La guerra, además había resultado mucho más difícil y costosa de lo que Gran Bretaña esperaba. A pesar de la clara superioridad de su ejército y, sobre todo, de su Armada, tenía claras desventajas. La enorme distancia de la metrópoli, la gran extensión que debía controlar con una población hostil y lo agreste del territorio, suponían dificultades imposibles de solventar para la antigua metrópoli. Y Estados Unidos lo sabía.
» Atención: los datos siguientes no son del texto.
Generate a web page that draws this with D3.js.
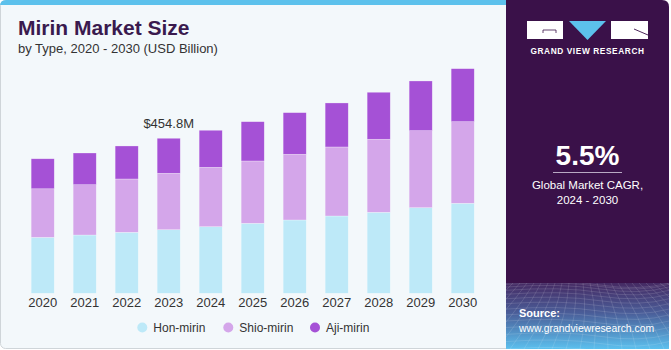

En 1782 Benjamin Franklin, John Adams, y John Jay, recién concluida su mala experiencia española, se encontraban en París dispuestos a negociar los tratados de paz. Tenían además instrucciones estrictas del Congreso Continental. No debían firmar ninguna paz separada con Gran Bretaña y además debían actuar de acuerdo con su aliada Francia. Pero estos revolucionarios eran críticos con las cortes europeas y para ellos el continuar la guerra en América del Norte por conseguir intereses coloniales españoles era una clara muestra de la corrupción contra la que habían luchado. Ignorando sus instrucciones iniciaron conversaciones secretas con Gran Bretaña firmando las dos naciones, en septiembre de 1782, los acuerdos preliminares de paz. Gran Bretaña reconocía y garantizaba la independencia de Estados Unidos y se fijaban las fronteras de la nueva nación. Por el norte Estados Unidos alcanzarían el paralelo 45 y los Grandes Lagos, por el Oeste la frontera sería el Misisipi, por el sur el paralelo 31, y por el Este el océano Atlántico incluyendo todas las islas comprendidas en veinte leguas. Además se garantizaban derechos ilimitados de pesca en las costas de Terranova y del golfo de San Lorenzo; también reconocía sorprendentemente, teniendo en cuenta que tanto Luisiana como Florida eran ahora españolas, la libre navegación por el Misisipi tanto para Gran Bretaña como para Estados Unidos. Las deudas contraídas con prestamistas británicos y americanos debían pagarse; también se introdujo una recomendación del congreso de que se restaurarían las confiscaciones de bienes de los realistas, y por último, los acuerdos establecían que las tropas británicas abandonarían el suelo de Estados Unidos.